In cinque anni di serie B c’è stato un unico campo dove abbiamo capito prima del via che la squadra ospite non sarebbe mai riuscita a passare: il Franco Ossola. E, in particolare, il Franco Ossola quando giocava il Varese di Sannino (e prima di Fascetti) che faceva leva su un senso di radici e difesa del proprio territorio («Questa è casa nostra e comandiamo noi») mai più raggiunto dai suoi successori.
Né Marassi, né l’Olimpico di Torino, né la Favorita, né il Partenio, né l’Armando Picchi con quei muri umani in curva hanno mai fatto la differenza o paura al Varese, come invece riesce a farla lo stadio più vecchio, sperduto e leggendario del mondo. Disse un giorno Carlo Soldo dopo avere battuto il Treviso 1-0 in serie C2 con il Varese più povero e fallito di sempre, giocatori che vivevano con i borsoni della spesa conservati in macchina e nei divani letto comuni dei pochi che avevano ancora una casa: «C’erano cinquecento tifosi ma sembravano cinquantamila. Faceva così freddo ed era talmente buio che non vedevamo nemmeno la pochissima gente sugli spalti. Eppure sembravano lupi o vampiri. Quando sentono che il Varese può morire, questo stadio diventa uno scannatoio». Peo Maroso aggiunse una volta, prima di entrare a Masnago per una partita che sembrava già persa in partenza con la Spal, poi fregata da un pallone destinato in fondo alla rete del Varese fermatosi miracolosamente in una pozzanghera presente sulla linea di porta difesa da Fadoni: «Uno pensa di venire a giocare in uno stadio e invece si ritrova dentro una cartolina senza tempo dove sopravvive una forza magica, un vento, un estremismo dettato anche dall’asprezza della montagna e degli spalti. Il Franco Ossola, per chi ci entra da lontano, è un muro che ti piomba sulle teste e le fa girare perché non riesci a prendergli le misure, magari sembra che non ci sia nessuno ma quei gradoni in realtà hanno un’anima e i fucili spianati».
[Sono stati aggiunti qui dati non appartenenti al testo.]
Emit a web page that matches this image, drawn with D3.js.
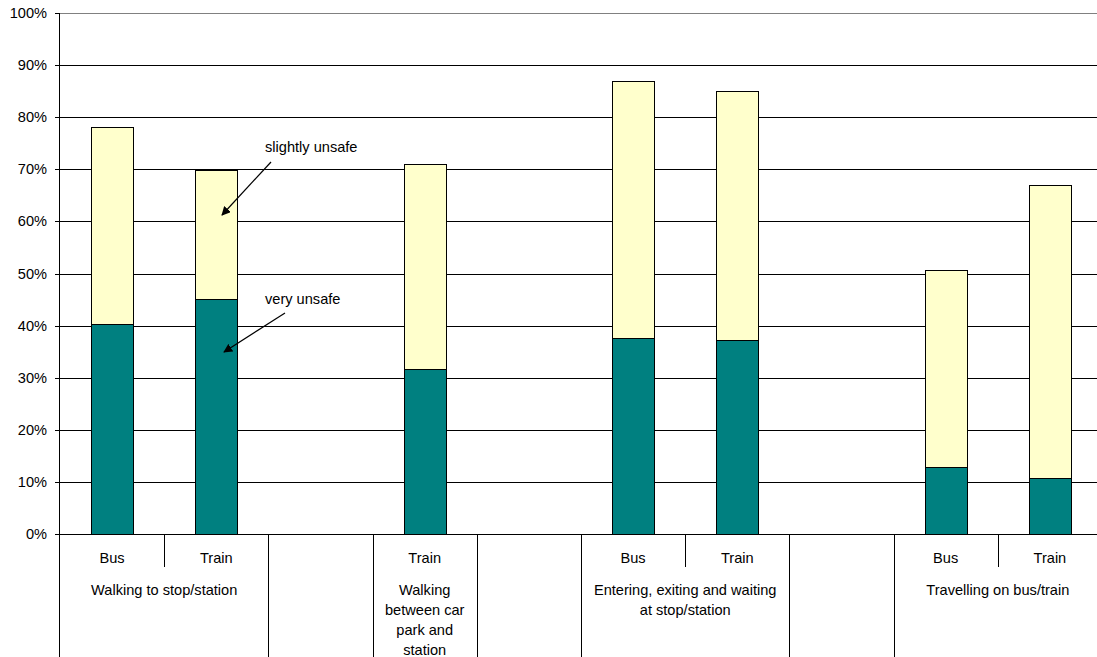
<!DOCTYPE html>
<html>
<head>
<meta charset="utf-8">
<script src="https://cdn.jsdelivr.net/npm/d3@7"></script>
<style>
  html, body { margin: 0; padding: 0; background: #fff; }
  svg { display: block; }
  text { font-family: "Liberation Sans", Arial, sans-serif; fill: #000; }
</style>
</head>
<body>
<svg id="chart" width="1097" height="657"></svg>
<script>
// ---- data ----
const slots = [0, 1, 2, 3, 4, 5, 6, 7, 8, 9];
const subLabels = ["Bus", "Train", "", "Train", "", "Bus", "Train", "", "Bus", "Train"];
const groupSpans = [2, 1, 1, 1, 2, 1, 2];
const groupLabels = [
  ["Walking to stop/station"],
  [""],
  ["Walking", "between car", "park and", "station"],
  [""],
  ["Entering, exiting and waiting", "at stop/station"],
  [""],
  ["Travelling on bus/train"]
];
const veryUnsafe     = [40.4, 45.1, null, 31.6, null, 37.7, 37.3, null, 12.9, 10.8];
const slightlyUnsafe = [37.8, 24.8, null, 39.4, null, 49.3, 47.7, null, 37.7, 56.1];
const yTicks = [0, 10, 20, 30, 40, 50, 60, 70, 80, 90, 100];
const annotations = [
  { text: "slightly unsafe", tx: 265, ty: 152, x1: 271, y1: 162, x2: 222, y2: 215 },
  { text: "very unsafe",     tx: 265, ty: 304, x1: 285, y1: 313, x2: 224, y2: 352 }
];

// ---- layout ----
const W = 1097, H = 657;
const pLeft = 60, pRight = 1102, pTop = 13, pBase = 534;
const svg = d3.select("#chart");

const x = d3.scaleBand().domain(slots).range([pLeft, pRight]).paddingInner(0.6).paddingOuter(0.3);
const step = x.step();
const slotX = i => pLeft + i * step; // slot boundary
const y = d3.scaleLinear().domain([0, 100]).range([pBase, pTop]);

// gridlines
svg.append("g").selectAll("line").data(yTicks.filter(d => d > 0)).join("line")
  .attr("x1", pLeft).attr("x2", pRight)
  .attr("y1", d => Math.round(y(d)) + 0.5).attr("y2", d => Math.round(y(d)) + 0.5)
  .attr("stroke", d => d === 100 ? "#808080" : "#000").attr("stroke-width", 1);

// y axis
const yAxis = d3.axisLeft(y).tickValues(yTicks).tickFormat(d => d + "%").tickSize(5).tickPadding(8);
const gy = svg.append("g").attr("transform", `translate(${pLeft},0)`).call(yAxis);
gy.select(".domain").remove();
gy.selectAll(".tick").attr("transform", d => `translate(0,${Math.round(y(d)) + 0.5})`);
gy.selectAll(".tick line").attr("stroke", "#000");
gy.selectAll(".tick text").attr("font-size", "14.6px").attr("font-family", "Liberation Sans, Arial, sans-serif").attr("fill", "#000");

// bars
const stackData = slots.map(i => ({ i, v: veryUnsafe[i], s: slightlyUnsafe[i] })).filter(d => d.v != null);
const barG = svg.append("g");
barG.selectAll("rect.s").data(stackData).join("rect").attr("class", "s")
  .attr("x", d => Math.round(x(d.i)) + 0.5).attr("width", Math.round(x.bandwidth()))
  .attr("y", d => Math.round(y(d.v + d.s)) + 0.5)
  .attr("height", d => Math.round(y(d.v)) - Math.round(y(d.v + d.s)))
  .attr("fill", "#FFFFCC").attr("stroke", "#000").attr("stroke-width", 1);
barG.selectAll("rect.v").data(stackData).join("rect").attr("class", "v")
  .attr("x", d => Math.round(x(d.i)) + 0.5).attr("width", Math.round(x.bandwidth()))
  .attr("y", d => Math.round(y(d.v)) + 0.5)
  .attr("height", d => Math.round(y(0)) - Math.round(y(d.v)))
  .attr("fill", "#008080").attr("stroke", "#000").attr("stroke-width", 1);

// axes lines
svg.append("line").attr("x1", pLeft - 0.5).attr("x2", pLeft - 0.5).attr("y1", pTop).attr("y2", H)
  .attr("stroke", "#000");
svg.append("line").attr("x1", pLeft).attr("x2", pRight).attr("y1", pBase + 0.5).attr("y2", pBase + 0.5)
  .attr("stroke", "#000");

// category separators
let acc = 0;
const groupStarts = [];
groupSpans.forEach(s => { groupStarts.push(acc); acc += s; });
const longB = groupStarts.slice(1).concat([acc]);
const shortB = [];
groupStarts.forEach((g, k) => { for (let j = 1; j < groupSpans[k]; j++) shortB.push(g + j); });
svg.append("g").selectAll("line").data(longB).join("line")
  .attr("x1", d => Math.round(slotX(d)) + 0.5).attr("x2", d => Math.round(slotX(d)) + 0.5)
  .attr("y1", pBase).attr("y2", H).attr("stroke", "#000");
svg.append("g").selectAll("line").data(shortB).join("line")
  .attr("x1", d => Math.round(slotX(d)) + 0.5).attr("x2", d => Math.round(slotX(d)) + 0.5)
  .attr("y1", pBase).attr("y2", 567).attr("stroke", "#000");

// sub labels
svg.append("g").selectAll("text").data(slots).join("text")
  .attr("x", d => x(d) + x.bandwidth() / 2).attr("y", 563)
  .attr("text-anchor", "middle").attr("font-size", "14.6px")
  .text(d => subLabels[d]);

// group labels
const gl = svg.append("g").selectAll("text").data(groupLabels.map((l, k) => ({ l, k }))).join("text")
  .attr("text-anchor", "middle").attr("font-size", "14.6px")
  .attr("transform", d => `translate(${slotX(groupStarts[d.k]) + groupSpans[d.k] * step / 2},595)`);
gl.selectAll("tspan").data(d => d.l).join("tspan")
  .attr("x", 0).attr("y", (d, i) => i * 20).text(d => d);

// annotations
const defs = svg.append("defs");
defs.append("marker").attr("id", "arr").attr("viewBox", "0 0 10 10")
  .attr("refX", 9).attr("refY", 5).attr("markerWidth", 9).attr("markerHeight", 9)
  .attr("markerUnits", "userSpaceOnUse").attr("orient", "auto")
  .append("path").attr("d", "M0,0 L10,5 L0,10 Z").attr("fill", "#000");
const an = svg.append("g").selectAll("g").data(annotations).join("g");
an.append("text").attr("x", d => d.tx).attr("y", d => d.ty).attr("font-size", "14.6px").text(d => d.text);
an.append("line").attr("x1", d => d.x1).attr("y1", d => d.y1).attr("x2", d => d.x2).attr("y2", d => d.y2)
  .attr("stroke", "#000").attr("stroke-width", 1.2).attr("marker-end", "url(#arr)");
</script>
</body>
</html>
Nessuno ha il pubblico del Varese: sa sempre scegliere il tempo e il momento in cui morire per la squadra. Dalla partita con il Trapani passa un pezzo della nostra vita in serie B: lo sa anche chi ha criticato e fischiato per troppo amore, solo perché non accetta di vedere il Varese sul fondo e deve trovare un motivo (un colpevole) per farsene una ragione. Ne riparliamo sabato sera, quando tutti assieme – curva, distinti, tribuna – lo avremo tirato fuori dal buco. Viviamo uniti e al limite solo per il Varese, sacrificando tutto il resto, e domani non c’è partita.